Gli orologi sono l’emblema del “fare”.
Il ticchettio incessante scandisce che “è tardi, è tardi, non c’è più tempo, è tardi” per dirla come il Bianconiglio e che bisogna fare, fare, fare come se il nostro valore fosse commisurato a quello che facciamo.
Praticamente, una cospirazione che investe l’uomo occidentale e che gli attanaglia la schiena.
La mindfulness, questa forma di meditazione di cui si sente tanto parlare oggi, incentiva a coltivare la modalità dell'”essere” anziché quella del “fare”.
Questa prospettiva così diversa rispetto alle modalità a cui siamo abituati, spesso lascia disorientati i partecipanti ai miei gruppi di Mindfulness.
Come sarebbe a dire “modalità del fare”?
La mente è costantemente attivata per monitorare eventuali discrepanze tra le cose come sono e le cose come dovrebbero essere. Le discrepanze percepite innescano pensieri ed emozioni spiacevoli che attivano gli abituali schemi cognitivi e comportamentali utilizzati per ridurre i gap.
Cosa succede però se le cose che non ci piacciono non possono essere cambiate?

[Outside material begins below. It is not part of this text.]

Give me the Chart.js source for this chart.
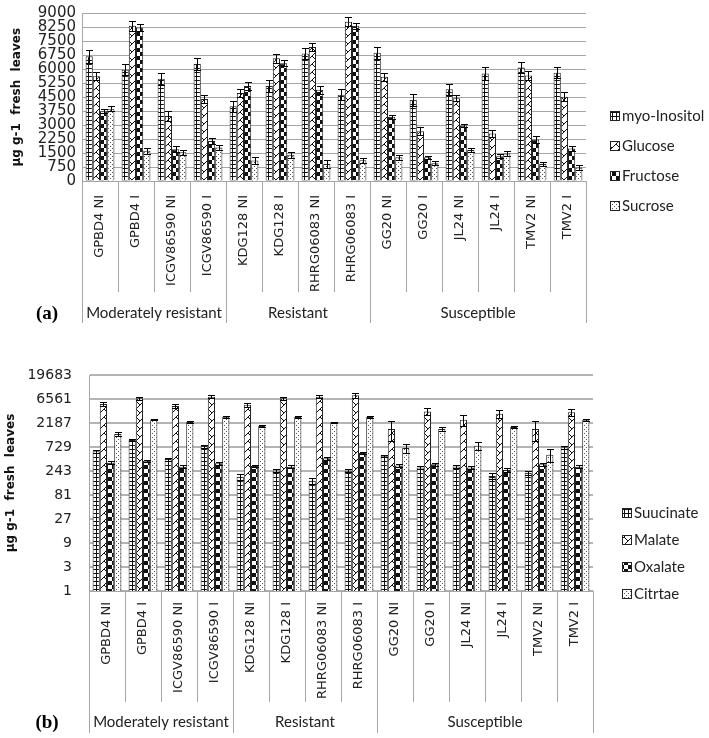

E qui entra in gioco la modalità dell'”essere”. Cioè il rimanere semplicemente presenti a ciò che c’è così come è, senza reagire, senza la pressione a cambiare.
Questa modalità determina il graduale placarsi della mente.
E quando la mente è calma, si dà valore al tempo e se ne diventa padroni.
Diventare padroni del proprio tempo, significa diventare padroni della propria vita.
Che tu viva a Tarifa o a Canicattì, hai sempre a disposizione ventiquattro ore al giorno. La differenza tra una persona soddisfatta della propria vita e una che si lascia vivere, è l’uso diverso che fanno di quelle ventiquattro ore.
Perciò l’augurio è di diventare padrone del tuo tempo, perché il tempo che è andato non tornerà mai più.